The first challenge is winning an almost unbeatable race. The second challenge involves going through the horrors of the 1980 film, The Shining, to find a simulation of Halliday’s lost love and regret. The third challenge is to find an Easter Egg (the first ever) hidden in the classic 1980 Atari game, Adventure. Successfully completing these challenges requires a detailed understanding of Halliday’s life and obsession for 80s pop culture.

In addition to the High Five team, Innovative Online Industries (acronym IOI) , a large manufacturer of VR ‘equipment,’ is also seeking to find Halliday’s Easter Egg and gain control of OASIS in order to maximize their profits (and for their CEO, Nolan Sorrento, to settle a personal vendetta). IOI employs a vast number of resources to complete the challenges, even resorting to morally questionable or outright illegal actions. They have a practice of coercing indebted citizen to play for them.

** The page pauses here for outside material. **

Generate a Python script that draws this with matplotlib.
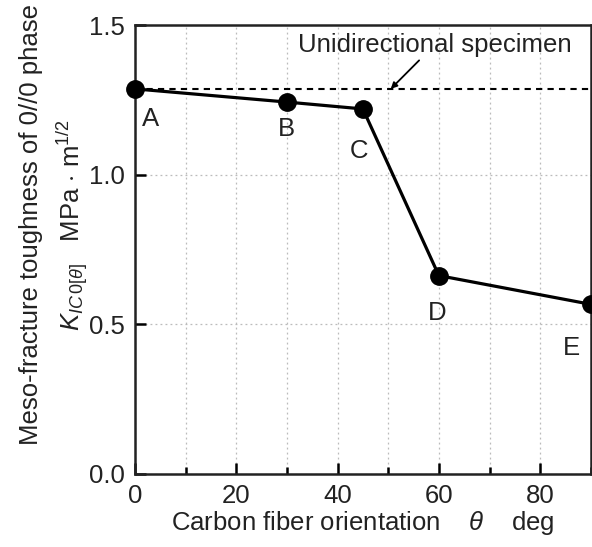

Despite IOI’s advantage in the game, Parziva manages to stay one step ahead of them and successfully completes all three challenges (including a finale where he summons what seems like the entire population of OASIS to his aid). Nolan Sorrento is arrested for attempting to shoot Wade (in the real world), a Wade gains control of OASIS.

Review/Analysis

While the film is set in a gloomy, possibly dystopian future (though one that may very easily become a reality), its real focus is the pinnacle of technological achievement that is OASIS. Halliday’s invention is much more than a video game. It’s an alternative life (a second life, one might say if that wasn’t trademarked), one that has taken over the ‘real’ world to a degree that is both comical and melancholy. In one short scene, relatively early in the film, we see a mother thoroughly engrossed in her game, ignoring her child’s screams about a burning meal on the stove. Later, we see every single person in the streets of Columbus wearing the OASIS visor. It seems that no one would ever leave OASIS if they could help it.

OASIS has restructured the entire socioeconomic system of the United States, possibly the World – although to what degree, we don’t know – and this is the setting’s most important implication. The inhabitants of the city care more about their in-game avatars than their real lives, from which they seek to escape. What they’re worth, or what they feel they’re worth, is judged in the OASIS. The in-game coins that users acquire doing various activities inside the simulation have acquired actual and tangible value in society. Corporations like IOI are making immense profits on products that don’t exist except in the OASIS. Of course, anyone aware with our current economic paradigm won’t find this that much of a stretch from the present.

Unfortunately, Ready Player One barely glosses over these themes and misses a golden opportunity to explore them further. We only get glimpses of what the real world is like. Presented with something as revolutionary as the OASIS, we are deprived of any meaningful philosophical or sociological insight about the real effects on Human life. Instead, after 2 hours of literal worship for this virtual world, the film slaps us in the face with the insultingly simple message that ‘reality is better.’ In other words, Ready Player One fails to live up to its potential.

The focus of the story rests primarily on the simple adventure story involving the hunt of the Easter Eggs, the romance between Parziva and Art3mis, and to a lesser extent, the past life of James Halliday (this only insomuch as it serves the adventure story). And of course, it does works on that simple level, if one forgoes any serious scrutiny. The conflicts are sufficient to drive the story forward while keeping the audience engaged. Spielberg indeed delivers a thrilling movie,  albeit still relying on the use of cliché and tiresome character tropes – the young noble hero from the slums, the vindictive upper-class villain, the misunderstood and overly romanticized genius – things we’ve seen countless times before. Halliday could have stood out perhaps, though his treatment is superficial, and any good that comes out of him is solely due to Mark Rylance’s performance rather than the script. Wade and his crew, on the other hand, are quite forgettable.

A saving grace for the film were the phenomenal action sequences and special effects – something that won’t come as a surprise to anyone familiar with Steven Spielberg’s talent for such things. The pop-culture references, though abundant, are kept at bay. Those who recognize the references may find them exciting, and those who don’t will find them inconsequential. Fortunately, they don’t get into the way of the main narrative.

So, is Ready Player One worth a watch? I think so. Despite its shortcomings, despite failing to appeal on an intellectual level as good sci-fi should, despite the certain implausibilities of the OASIS system (e.g. that they have to do manual labor when everything is just computer code), it still is a fun and entertaining movie.